С внутренними рецензиями проблема возникала у меня не столько материальная, сколько изредка моральная. Кроме прозы «Нового мира» и поэзии в «Юности» ни один журнал не мог себе позволить, да и не желал полагаться на «самотек». Всюду были свои редакционные и издательские планы, составленные из трудов известных писателей, иногда на несколько лет вперед. Но положительная рецензия автору «самотека» в обязательном порядке давала основание для второй рецензии, обычно написанной работающим членом редколлегии журнала, а две положительные рецензии обязывали журнал публиковать начинающего автора. Таким образом, похвалив его, внутренний рецензент доставлял проблемы кормившему его журналу. И в тех редких случаях, когда рукопись и впрямь была значительной, ты не мог себе позволить ее, как и другие, просто «отфутболить», но неизбежно начинал трудные переговоры с редакцией для защиты и помощи начинающему автору.
Вероятно, сейчас какой-нибудь заработок я забыл. Ах, да – лекции в обществе «Знание» и в Бюро пропаганды Союза писателей. Так или иначе, я обошел все редакции, где я печатался, и получил об этом справки. Думаю, что ни у одного преподавателя на нашем факультете не было такого послужного списка – ни студенты, ни преподаватели, за очень редким исключением, тогда не печатались. Теперь у меня было две пачки справок: о сдаче экзаменов и о явной профессиональной пригодности, но в деканате меня с ними не принимали. Тогда по моей просьбе Марья Васильевна Розанова (жена Андрея Донатовича Синявского, который в это время был в лагере) дала мне телефон Эрнста Когана – его адвоката, который сказал, что советские суды таких дел не рассматривают, но посоветовал обратиться в Комиссию по партсовконтролю:
– Там сидят старики, которые во всем копаются, может быть, они вам помогут.

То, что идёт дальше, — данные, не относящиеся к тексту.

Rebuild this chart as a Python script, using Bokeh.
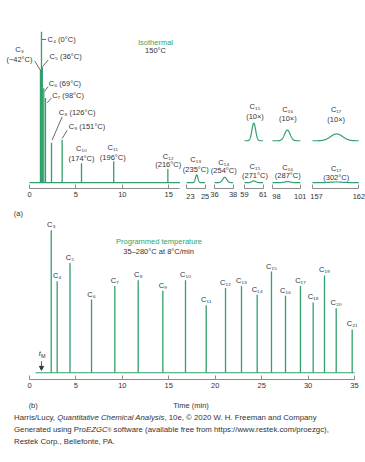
import numpy as np
from bokeh.plotting import figure
from bokeh.models import (Range1d, FixedTicker, Arrow, NormalHead, Div, LinearAxis)
from bokeh.layouts import column, row
from bokeh.embed import file_html
from bokeh.resources import INLINE
from bokeh.core.properties import value

# ---------------- data: panel (a) isothermal 150 °C ----------------
a_labels = ["C₃", "C₄", "C₅", "C₆", "C₇", "C₈", "C₉", "C₁₀", "C₁₁", "C₁₂"]
a_bp = ["−42°C", "0°C", "36°C", "69°C", "98°C", "126°C", "151°C", "174°C", "196°C", "216°C"]
a_time = [1.18, 1.29, 1.38, 1.54, 1.72, 2.37, 3.52, 5.60, 9.07, 14.90]
a_height = [116, 155, 119, 97, 87, 41, 44, 20, 22, 14]
a_ticks = [0, 5, 10, 15]
a_span = [0, 16.2]

# broken-axis segments of panel (a)
s_labels = ["C₁₃", "C₁₄", "C₁₅", "C₁₆", "C₁₇"]
s_bp = ["235°C", "254°C", "271°C", "287°C", "302°C"]
s_lo = [23, 36, 59, 98, 157]
s_hi = [25, 38, 61, 101, 162]
s_time = [24.1, 37.1, 60.0, 99.6, 159.6]
s_height = [8.0, 5.5, 1.8, 1.1, 0.7]
s_sigma = [0.13, 0.22, 0.20, 0.30, 0.65]
s_inset = [False, False, True, True, True]
inset_gain = 10

# ---------------- data: panel (b) programmed temperature ----------------
b_labels = ["C₃", "C₄", "C₅", "C₆", "C₇", "C₈", "C₉", "C₁₀", "C₁₁", "C₁₂", "C₁₃",
            "C₁₄", "C₁₅", "C₁₆", "C₁₇", "C₁₈", "C₁₉", "C₂₀", "C₂₁"]
b_time = [2.34, 2.98, 4.36, 6.68, 9.19, 11.71, 14.36, 16.80, 19.03, 21.11, 22.83,
          24.52, 26.06, 27.57, 29.18, 30.55, 31.77, 33.03, 34.75]
b_height = [148, 95, 114, 76, 90, 96, 85, 96, 70, 88, 90, 81, 105, 80, 90, 73, 101, 67, 45]
b_ticks = [0, 5, 10, 15, 20, 25, 30, 35]
b_span = [0.65, 35]
t_M = 1.29

# ---------------- layout / style ----------------
PPM = 325 / 35            # pixels per minute (same scale in both panels)
ZERO_PX = 29              # pixel of t = 0
A_H, B_H, BORDER = 220, 192, 27
A_MAIN_W = 182
SEG_FIG = [(182, 27), (209, 29), (238, 30), (268, 38), (306, 59)]   # (left px, width)
SEG_PX = [186, 214, 244, 272, 312]                                   # px of segment start
SEG_PAD_LEFT = [True, False, False, True, True]                      # nudge start label right
FULL_W = 365
GREEN = "#339f6c"
TGREEN = "#27a76b"
TXT = "#333333"
AXC = "#8c8c8c"
FONT = "Liberation Sans"
FS = "7.5px"


def style_axis(ax, ticks, bounds):
    ax.bounds = tuple(bounds)
    ax.ticker = FixedTicker(ticks=ticks, minor_ticks=[])
    ax.axis_line_color = AXC
    ax.axis_line_width = 1
    ax.major_tick_line_color = AXC
    ax.major_tick_in = 4
    ax.major_tick_out = 0
    ax.minor_tick_line_color = None
    ax.major_label_text_font = FONT
    ax.major_label_text_font_size = FS
    ax.major_label_text_color = TXT
    ax.major_label_standoff = 3


def label_axis(p, labels, standoff):
    """extra axis stacked below the time axis: carries panel tag / title row"""
    pos = list(labels.keys())
    ax = LinearAxis(ticker=FixedTicker(ticks=pos, minor_ticks=[]),
                    major_label_overrides=labels, axis_line_color=None,
                    major_tick_line_color=None, minor_tick_line_color=None,
                    major_label_standoff=standoff, major_label_text_font=FONT,
                    major_label_text_font_size=FS, major_label_text_color=TXT)
    p.add_layout(ax, "below")
    return ax


def make_fig(width, height, xr, yr):
    p = figure(width=width, height=height, x_range=xr, y_range=yr,
               output_backend="svg", toolbar_location=None, y_axis_location=None,
               min_border_left=0, min_border_right=0, min_border_top=0,
               min_border_bottom=BORDER)
    p.outline_line_color = None
    p.grid.visible = False
    return p


def txt(p, x, y, t, align="center", color=TXT, size=FS, style="normal", baseline="middle"):
    p.text(x=x, y=y, text=t, text_font=value(FONT), text_font_size=size,
           text_align=align, text_baseline=baseline, text_color=color,
           text_font_style=style)


# ================= panel (a): main part =================
pa = make_fig(A_MAIN_W, A_H, Range1d(-ZERO_PX / PPM, (A_MAIN_W - ZERO_PX) / PPM),
              Range1d(-6, 187))
style_axis(pa.xaxis[0], a_ticks, a_span)
label_axis(pa, {-1.2: "(a)"}, 3)

pa.line(x=a_span, y=[0, 0], line_color=GREEN, line_width=1.2)
pa.segment(x0=a_time, y0=[0] * len(a_time), x1=a_time, y1=a_height,
           line_color=GREEN, line_width=1.3)

single = [1, 2, 3, 4, 5, 6]
single_x = [1.94, 2.15, 2.08, 2.44, 3.16, 4.23]
single_y = [147, 129, 101.3, 89.3, 72, 57.7]
txt(pa, single_x, single_y, [f"{a_labels[i]} ({a_bp[i]})" for i in single], align="left")
double = [0, 7, 8, 9]
double_x = [-1.08, 5.60, 8.97, 14.94]
double_y1 = [137, 35.3, 36.3, 27]
double_y2 = [126, 25.3, 26, 18.7]
txt(pa, double_x, double_y1, [a_labels[i] for i in double])
txt(pa, double_x, double_y2, [f"({a_bp[i]})" for i in double])
lead_x0 = [0.57, 1.35, 2.01, 2.01, 2.37, 3.52, 4.06]
lead_y0 = [124.7, 147, 126, 98.7, 87, 67.7, 53.7]
lead_x1 = [1.18, 1.78, 1.43, 1.62, 1.91, 2.44, 3.52]
lead_y1 = [115.3, 147, 119.3, 93.7, 82, 43.7, 45.3]
pa.segment(x0=lead_x0, y0=lead_y0, x1=lead_x1, y1=lead_y1, line_color="#444444", line_width=0.8)

txt(pa, [13.57], [144.3], ["Isothermal"], color=TGREEN)
txt(pa, [13.57], [135.3], ["150°C"])

# ================= panel (a): broken-axis segments =================
s_lab_x = [24.0, 37.0, 60.13, 99.65, 159.55]
s_lab_y1 = [23.7, 21, 16.3, 16, 14.3]
s_lab_y2 = [13.7, 12, 7, 7, 5.3]
ins_y1 = {2: 78, 3: 75.3, 4: 74.7}
ins_y2 = {2: 67.7, 3: 66.3, 4: 65}
INSET_BASE = 43

seg_figs = []
for i in range(len(s_lo)):
    left, w = SEG_FIG[i]
    x0 = s_lo[i] - (SEG_PX[i] - left) / PPM
    ps = make_fig(w, A_H, Range1d(x0, x0 + w / PPM), Range1d(-6, 187))
    style_axis(ps.xaxis[0], [s_lo[i], s_hi[i]], [s_lo[i], s_hi[i]])
    if SEG_PAD_LEFT[i]:
        ps.xaxis[0].major_label_overrides = {s_lo[i]: "\u2002" + str(s_lo[i])}
    t = np.linspace(s_lo[i], s_hi[i], 300)
    y = s_height[i] * np.exp(-0.5 * ((t - s_time[i]) / s_sigma[i]) ** 2)
    ps.line(x=t, y=y, line_color=GREEN, line_width=1.2)
    if s_inset[i]:
        ps.line(x=t, y=INSET_BASE + inset_gain * y, line_color=GREEN, line_width=1.2)
        txt(ps, [s_lab_x[i]], [ins_y1[i]], [s_labels[i]])
        txt(ps, [s_lab_x[i]], [ins_y2[i]], [f"({inset_gain}×)"])
    txt(ps, [s_lab_x[i]], [s_lab_y1[i]], [s_labels[i]])
    txt(ps, [s_lab_x[i]], [s_lab_y2[i]], [f"({s_bp[i]})"])
    seg_figs.append(ps)

# ================= panel (b) =================
pb = make_fig(FULL_W, B_H, Range1d(-ZERO_PX / PPM, (FULL_W - ZERO_PX) / PPM),
              Range1d(-7, 158))
style_axis(pb.xaxis[0], b_ticks, [0, 35])
label_axis(pb, {0.4: "(b)", 17.4: "Time (min)"}, 4)

pb.line(x=b_span, y=[0, 0], line_color=GREEN, line_width=1.2)
pb.segment(x0=b_time, y0=[0] * len(b_time), x1=b_time, y1=b_height,
           line_color=GREEN, line_width=1.3)
txt(pb, b_time, [h + 1 for h in b_height], b_labels, baseline="bottom")

txt(pb, [13.95], [136], ["Programmed temperature"], color=TGREEN)
txt(pb, [13.9], [126], ["35–280°C at 8°C/min"])

txt(pb, [t_M - 0.18], [19.7], ["t"], style="italic")
txt(pb, [t_M + 0.2], [17], ["M"], size="5.5px")
pb.add_layout(Arrow(end=NormalHead(size=4, fill_color="#333333", line_color="#333333"),
                    x_start=t_M, y_start=12, x_end=t_M, y_end=2.5,
                    line_color="#333333", line_width=0.8))

# ================= caption =================
cap = Div(text=("<div style=\"padding-left:14px; font-family:'Liberation Sans', sans-serif; "
                "font-size:7.8px; line-height:12px; color:#333333; white-space:nowrap;\">"
                "Harris/Lucy, <i>Quantitative Chemical Analysis</i>, 10e, © 2020 W. H. Freeman and Company<br>"
                "Generated using Pro<i>EZGC</i><span style='font-size:5px;vertical-align:top'>®</span> "
                "software (available free from https://www.restek.com/proezgc),<br>"
                "Restek Corp., Bellefonte, PA.</div>"),
          width=FULL_W, height=40, margin=(0, 0, 0, 0))

layout = column(row(pa, *seg_figs, spacing=0), pb, cap, spacing=0)
open("out.html", "w").write(file_html(layout, INLINE))
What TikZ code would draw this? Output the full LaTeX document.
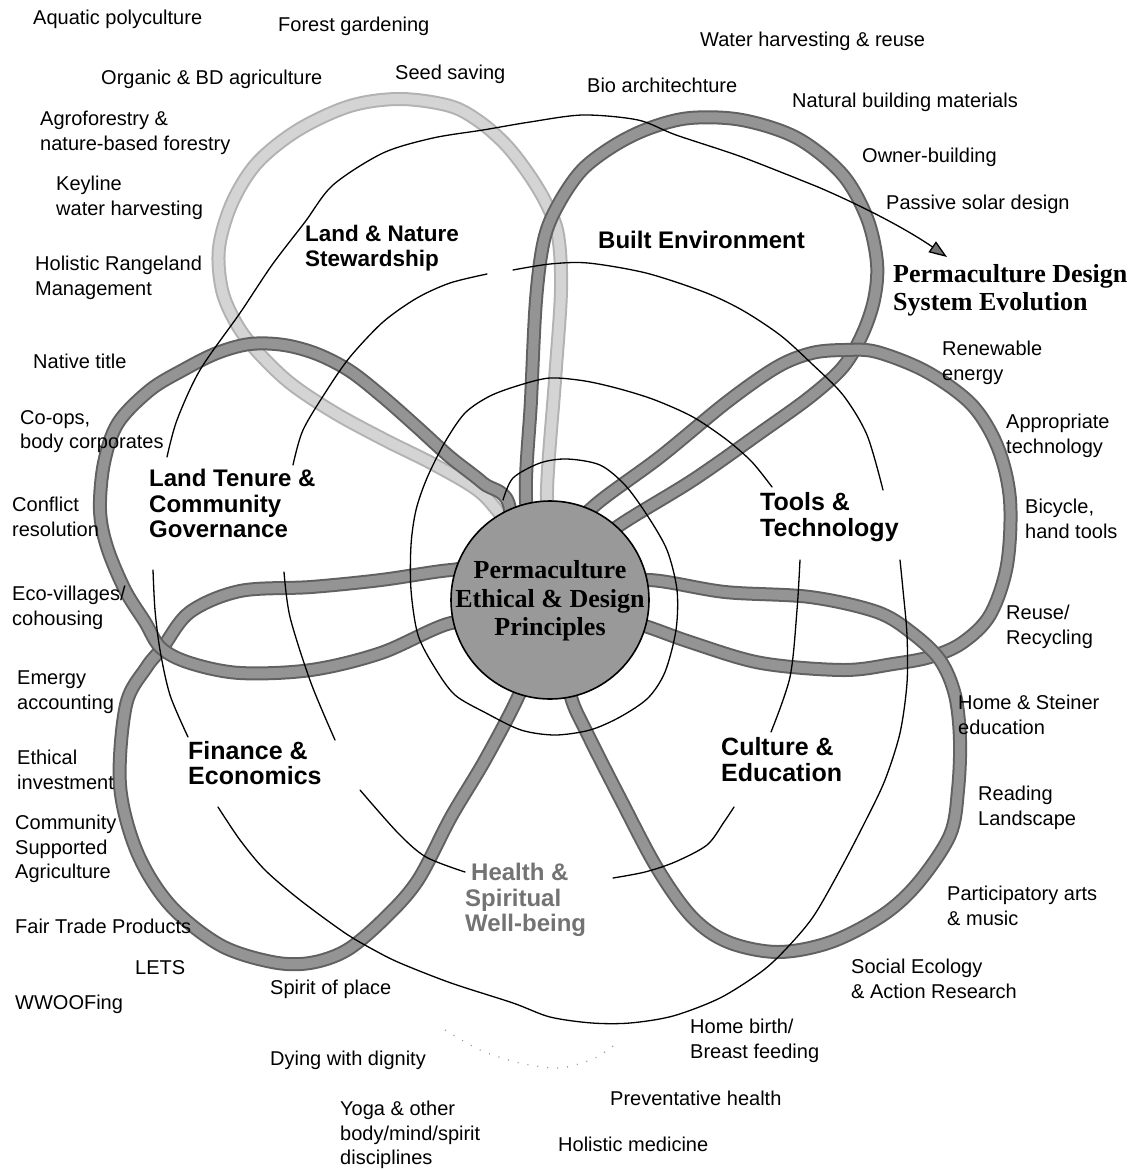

К несчастью, в эти дни умерла моя бабушка Елизавета Константиновна, и я уехал в Киев проститься с ней. В Киеве дня через три-четыре рассказал маме обо всем, что происходит в Москве. Матушка, которая никогда никому не жаловалась, никого ни о чем не просила ни за себя, ни за меня, внезапно сказала:
– Я посоветуюсь с Иваном Трофимовичем.
Имелся в виду академик Щвец, который так же как Тамм, Делоне, Сухомел и Лившиц был учеником моего деда. Сын Ивана Трофимовича был маминым студентом, сам Швец был научным руководителем маминой диссертации, но кроме всего остального он был президентом Академии Наук Украины. Швец охотно согласился со мной поговорить, пригласил меня к себе, внимательно выслушал, посмотрел справки о сданных экзаменах и редакционные удостоверения, хмыкнул и сказал:
– Журналистика в Киевском университете на украинском языке, и тебе это, вероятно, не интересно. Но у меня есть приятель в Москве, замминистра высшего образования, возьми телефон и позвони ему – он тебя примет.
Действительно через неделю я входил в кабинет заместителя министра, который, кажется, до этого был ректором Московского университета. Был он высок, очень представителен и интеллигентен. Я был в столь официальном советском кабинете впервые и думал с некоторым недоумением: неужто отсюда могут исходить справедливость и здравый смысл.
Меня он внимательно выслушал, но сказал:
– Вы понимаете, я – заместитель министра по научной работе и к учебным заведениям отношения не имею. Я позвоню заведующей отделом ВУЗов Горчаковой, и вы ей все расскажите.
Еще дней через пять я все рассказывал немолодой крашеной блондинке с княжеской фамилией, которая никак не комментировала мой рассказ, взяла «для проверки» справки об экзаменах и бумаги из редакций и на прощание сказала:
– Приходите через десять дней, во вторник, в два часа, к этому времени я все выясню.
Естественно, во вторник в два часа я постучался в ее кабинет. Горчакова перебирала какие-то лежавшие перед ней бумаги, указала на стул рядом с ее столом и попросила немного подождать, пока она закончит предыдущее дело. Я терпеливо прождал минут пять и тут зазвонил стоящий перед ней телефон. Говорила она громко, четко и все было слышно.
– Да, да Горчакова. Да, я все понимаю. Григорьянц, да, понимаю. Да, да, КГБ, Григорьянц. Все понятно. Да, да, Григорьянц, КГБ. До свиданья.
Разговор по телефону явно носил декоративный и демонстративный характер и столь же явно был приурочен к моему приходу. Но, делая вид, что все это не имеет ко мне никакого отношения, Горчакова сказала:
– Мы тут во всем разобрались, экзамены вы сдали не вовремя и поэтому восстановлены в университете быть не можете. Годик поработайте, представьте хорошие характеристики, и тогда вопрос будет рассмотрен заново.